The most obvious benefit of dual citizenship is the ability to live and vote in both countries, without having to give up any rights in either.

These numbers pertain only to those living permanently in Geneva— that is, they don’t include the 90,000 cross-border commuters employed in the canton.

This is what we know about these bi-nationals

Not surprisingly, given Geneva’s proximity to France and its linguistic similarity, most bi-nationals living in the canton — 27 percent — are also French citizens, according to the Cantonal Statistics Office (OCSTAT).

They are followed by Italians (17 percent), and Spanish and Portuguese (both 9 percent).

Birth versus naturalisation

Being born in Switzerland doesn’t mean the person is automatically Swiss.

If their parents were born abroad and hold only foreign passports, a person will not obtain Swiss citizenship by birth. 

Even though they have lived their entire lives in Switzerland, they have the same nationality as their parents and will continue to be considered as foreigners – until and unless they become naturalised.

In Geneva’s case, 63 percent of bi-nationals were naturalised, while 37 percent have had Swiss nationality from birth and obtained a second one later, according to OCSTAT.

READ MORE: Have your say: Tell us about getting citizenship in Switzerland

The French in Geneva stand out for their high proportion of dual nationals by birth (60 percent). For Italians and Spanish, the shares of dual nationals by birth are 38 percent and 34 percent, respectively.

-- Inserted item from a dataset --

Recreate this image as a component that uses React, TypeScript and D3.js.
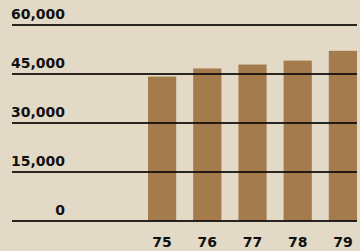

The Portuguese were the last to immigrate to the canton, so the number of dual nationals by birth in this community is only 10 percent. The same is true for other countries of recent immigration.

How does Geneva compare with the rest of Switzerland?

As the chart above shows, at 46 percent, Geneva has the largest proportion of dual nationals.

Vaud is next (30 percent), followed by Ticino (28 percent), Basel-City (25 percent) and Zurich (23 percent).

Nationwide, Italians make up the bulk of dual nationals (23 percent), ahead of the French (12 percent), and Germans (8 percent).